> [THE TASK]:
In the listing below, locate the lines that hold the string "this". Copy those lines.
-- START ENTRIES PROVIDED --
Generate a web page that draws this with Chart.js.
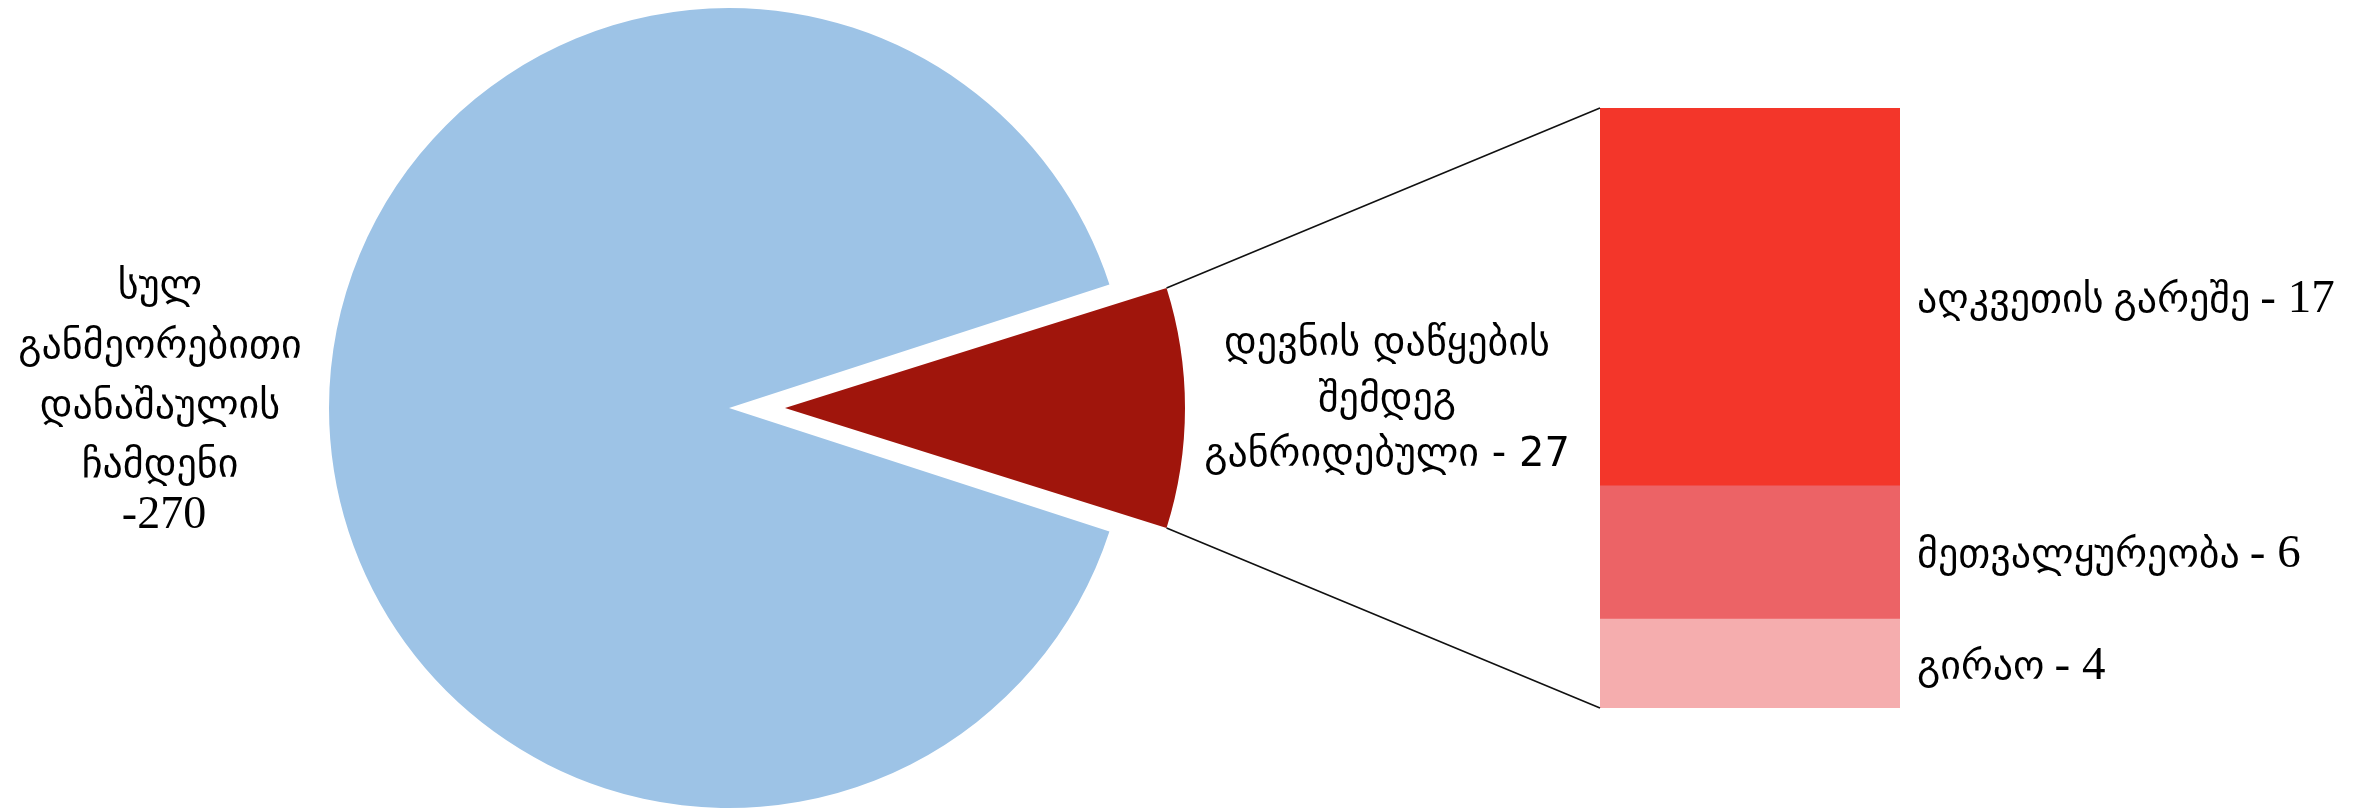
<!DOCTYPE html>
<html><head><meta charset="utf-8">
<script src="https://cdn.jsdelivr.net/npm/chart.js@4.4.1/dist/chart.umd.min.js"></script>
<style>
html,body{margin:0;padding:0;background:#fff;}
#wrap{position:relative;width:2354px;height:809px;overflow:hidden;background:#fff;}
#wrap canvas{position:absolute;left:0;top:0;}
</style></head><body>
<div id="wrap"><canvas id="pie" width="2354" height="809"></canvas><canvas id="bar" width="2354" height="809"></canvas></div>
<script>
// ---- data ----
const pieCategories = ['სულ განმეორებითი დანაშაულის ჩამდენი', 'დევნის დაწყების შემდეგ განრიდებული'];
const pieTotal = 270;
const pieValues = [243, 27];           // rest of total, diverted after prosecution started
const pieColors = ['#9DC3E6', '#A0150C'];
const leftLabelLines = ['სულ', 'განმეორებითი', 'დანაშაულის', 'ჩამდენი', '-270'];
const midLabelLines = ['დევნის დაწყების', 'შემდეგ', 'განრიდებული - 27'];
const barCategories = ['აღკვეთის გარეშე', 'მეთვალყურეობა', 'გირაო'];
const barValues = [17, 6, 4];
const barColors = ['#F3362A', '#EC6366', '#F5ADAE'];

// ---- layout constants ----
const PIE_R = 400;
const EXPLODE = 224;   // Chart.js translates an arc by offset/4
const SERIF = "'Liberation Serif', 'DejaVu Sans', serif";
const SANS = "'DejaVu Sans', sans-serif";

function redGeom(chart) {
  const arc = chart.getDatasetMeta(0).data[1];
  const off = EXPLODE / 4;
  const fix = 1 - Math.sin(Math.min(Math.PI, arc.circumference));
  const ro = off * fix;
  const mid = (arc.startAngle + arc.endAngle) / 2;
  const ax = arc.x + Math.cos(mid) * off, ay = arc.y + Math.sin(mid) * off;
  const R = arc.outerRadius + ro;
  const alpha = arc.endAngle - arc.startAngle;
  const beta = Math.max(0.001, alpha * R - ro / Math.PI) / R;
  const sa = arc.startAngle + (alpha - beta) / 2, ea = arc.endAngle - (alpha - beta) / 2;
  return {ax, ay, R, top: [ax + R * Math.cos(sa), ay + R * Math.sin(sa)], bot: [ax + R * Math.cos(ea), ay + R * Math.sin(ea)]};
}

const radiusFix = {
  id: 'radiusFix',
  afterDatasetsUpdate(chart) {
    const arc = chart.getDatasetMeta(0).data[1];
    const off = EXPLODE / 4;
    const fix = 1 - Math.sin(Math.min(Math.PI, arc.circumference));
    arc.outerRadius = PIE_R - off * fix;
  }
};

const pieText = {
  id: 'pieText',
  afterDraw(chart) {
    const ctx = chart.ctx;
    const a0 = chart.getDatasetMeta(0).data[0];
    const g = redGeom(chart);
    ctx.save();
    ctx.fillStyle = '#000';
    ctx.textAlign = 'center';
    ctx.textBaseline = 'alphabetic';
    const lx = a0.x - PIE_R - 169;
    const lOff = [-110, -50, 10, 69, 120];
    leftLabelLines.forEach((t, i) => {
      ctx.font = (i === leftLabelLines.length - 1 ? '46px ' : '40px ') + SERIF;
      ctx.fillText(t, i === leftLabelLines.length - 1 ? lx + 4 : lx, a0.y + lOff[i]);
    });
    ctx.font = '40px ' + SANS;
    const mx = g.ax + g.R + 202;
    const mOff = [-53, 3, 58];
    midLabelLines.forEach((t, i) => ctx.fillText(t, mx, a0.y + mOff[i]));
    ctx.restore();
  }
};

const pieChart = new Chart(document.getElementById('pie'), {
  type: 'pie',
  data: {
    labels: pieCategories,
    datasets: [{data: pieValues, backgroundColor: pieColors, borderWidth: 0, offset: [0, EXPLODE]}]
  },
  options: {
    responsive: false, animation: false, devicePixelRatio: 1, events: [],
    radius: PIE_R, rotation: 108,
    layout: {padding: {left: 329, right: 1225, top: 8, bottom: 1}},
    plugins: {legend: {display: false}, tooltip: {enabled: false}}
  },
  plugins: [radiusFix, pieText]
});

const barDecor = {
  id: 'barDecor',
  afterDraw(chart) {
    const ctx = chart.ctx;
    const n = chart.data.datasets.length;
    ctx.save();
    ctx.fillStyle = '#000';
    ctx.textAlign = 'left';
    ctx.textBaseline = 'alphabetic';
    for (let d = 0; d < n; d++) {
      const el = chart.getDatasetMeta(d).data[0];
      const ds = chart.data.datasets[d];
      const x = el.x + el.width / 2 + 17, y = (el.y + el.base) / 2 + 15;
      ctx.font = '40px ' + SERIF;
      const head = ds.label + ' ';
      ctx.fillText(head, x, y);
      const w = ctx.measureText(head).width;
      ctx.font = '47px ' + SERIF;
      ctx.fillText('- ' + ds.data[0], x + w, y);
    }
    const topEl = chart.getDatasetMeta(n - 1).data[0];
    const botEl = chart.getDatasetMeta(0).data[0];
    const g = redGeom(pieChart);
    ctx.strokeStyle = '#111';
    ctx.lineWidth = 1.6;
    ctx.beginPath();
    ctx.moveTo(g.top[0], g.top[1]);
    ctx.lineTo(topEl.x - topEl.width / 2, topEl.y);
    ctx.moveTo(g.bot[0], g.bot[1]);
    ctx.lineTo(botEl.x - botEl.width / 2, botEl.base);
    ctx.stroke();
    ctx.restore();
  }
};

const barDatasets = barValues.map((v, i) => ({
  label: barCategories[i], data: [v], backgroundColor: barColors[i],
  borderWidth: 0, barPercentage: 1, categoryPercentage: 1
})).reverse();

new Chart(document.getElementById('bar'), {
  type: 'bar',
  data: {labels: [''], datasets: barDatasets},
  options: {
    responsive: false, animation: false, devicePixelRatio: 1, events: [],
    layout: {padding: {left: 1600, right: 454, top: 108, bottom: 101}},
    scales: {
      x: {display: false, stacked: true},
      y: {display: false, stacked: true, min: 0, max: barValues.reduce((a, b) => a + b, 0)}
    },
    plugins: {legend: {display: false}, tooltip: {enabled: false}}
  },
  plugins: [barDecor]
});
</script>
</body></html>
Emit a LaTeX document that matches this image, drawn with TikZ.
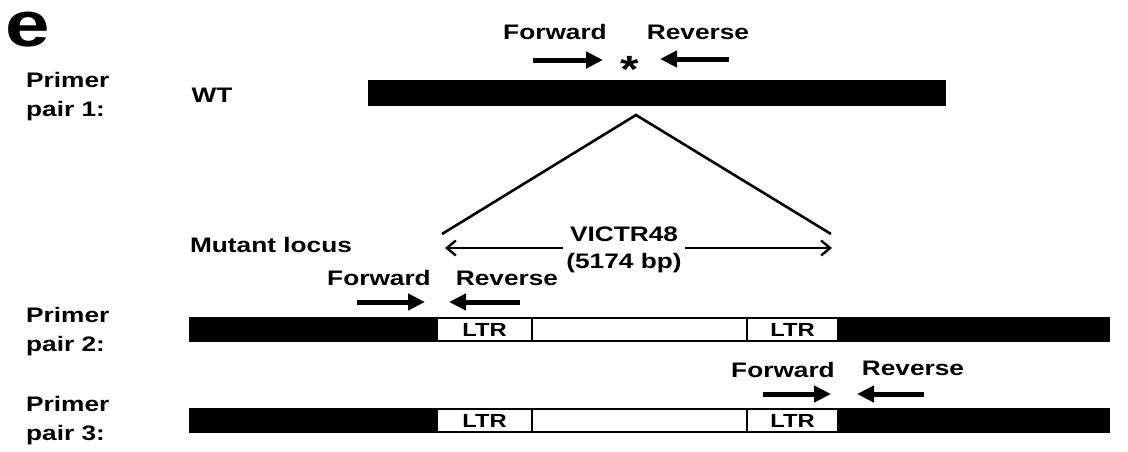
\documentclass[tikz,border=0pt]{standalone}
\usepackage{fontspec}
\setmainfont{Liberation Sans}[FakeStretch=1.25]
\usetikzlibrary{arrows.meta}

\begin{document}
\begin{tikzpicture}[x=1pt,y=-1pt,
  lbl/.style={font=\fontsize{21}{29}\selectfont\bfseries, inner sep=0pt},
  side/.style={lbl, align=left, anchor=north west},
  primer/.style={line width=5pt, -{Triangle[length=17pt,width=16pt]}},
  ltrbox/.style={draw=black, fill=white, line width=1.5pt, minimum height=22pt,
    inner sep=0pt, font=\fontsize{19}{22}\selectfont\bfseries},
  thin/.style={line width=2.6pt},
  span/.style={line width=2.8pt, {Straight Barb[length=9pt,width=15pt,line width=2.4pt]}-{Straight Barb[length=9pt,width=15pt,line width=2.4pt]}}]

\useasboundingbox (0,0) rectangle (1128,451);

% panel letter and row labels
\node[font=\fontsize{64}{66}\selectfont\bfseries, inner sep=0pt, anchor=base] (panel) at (28,46) {e};
\node[side] (p1) at (26,72) {Primer\\pair 1:};
\node[side] (p2) at (26,307) {Primer\\pair 2:};
\node[side] (p3) at (26,396) {Primer\\pair 3:};

% wild-type locus
\node[lbl, anchor=base] (wt) at (212,102) {WT};
\fill[black] (368,80) rectangle (946,106);
\node[lbl, anchor=base] (f1t) at (555,39) {Forward};
\node[lbl, anchor=base] (r1t) at (698,39) {Reverse};
\coordinate (f1a) at (533,60);  \coordinate (f1b) at (603,60);
\coordinate (r1a) at (729,59);  \coordinate (r1b) at (660,59);
\draw[primer] (f1a) -- (f1b);
\draw[primer] (r1a) -- (r1b);
\node[font=\fontsize{38}{40}\selectfont\bfseries, inner sep=0pt, anchor=north] (star) at (630,56) {*};

% insertion wedge
\coordinate (apex) at (636,115);
\coordinate (insl) at (442,234);
\coordinate (insr) at (831,234);
\draw[thin] (insl) -- (apex) -- (insr);

% insert span
\node[lbl, anchor=base] (mut) at (271,252) {Mutant locus};
\coordinate (spl) at (445,248);
\coordinate (spr) at (832,248);
\draw[span] (spl) -- (spr);
\node[lbl, fill=white, align=center, inner xsep=3pt, inner ysep=1pt, font=\fontsize{21}{27}\selectfont\bfseries] (victr) at (624,250) {VICTR48\\(5174 bp)};

% primer pair 2
\node[lbl, anchor=base] (f2t) at (379,285) {Forward};
\node[lbl, anchor=base] (r2t) at (507,285) {Reverse};
\coordinate (f2a) at (357,302);  \coordinate (f2b) at (425,302);
\coordinate (r2a) at (520,302);  \coordinate (r2b) at (449,302);
\draw[primer] (f2a) -- (f2b);
\draw[primer] (r2a) -- (r2b);
\fill[black] (189,317) rectangle (1110,342);
\node[ltrbox, minimum width=95pt] (l2a) at (484.5,329.5) {LTR};
\node[ltrbox, minimum width=215pt] (m2) at (639.5,329.5) {};
\node[ltrbox, minimum width=91pt] (l2b) at (792.5,329.5) {LTR};

% primer pair 3
\node[lbl, anchor=base] (f3t) at (783,377) {Forward};
\node[lbl, anchor=base] (r3t) at (913,375) {Reverse};
\coordinate (f3a) at (763,394);  \coordinate (f3b) at (831,394);
\coordinate (r3a) at (924,394);  \coordinate (r3b) at (857,394);
\draw[primer] (f3a) -- (f3b);
\draw[primer] (r3a) -- (r3b);
\fill[black] (189,408) rectangle (1110,433);
\node[ltrbox, minimum width=95pt] (l3a) at (484.5,420.5) {LTR};
\node[ltrbox, minimum width=215pt] (m3) at (639.5,420.5) {};
\node[ltrbox, minimum width=91pt] (l3b) at (792.5,420.5) {LTR};
\end{tikzpicture}
\end{document}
-- END ENTRIES PROVIDED --
> [FINAL RESULT]:
Generate a web page that draws this with Chart.js.
Emit a LaTeX document that matches this image, drawn with TikZ.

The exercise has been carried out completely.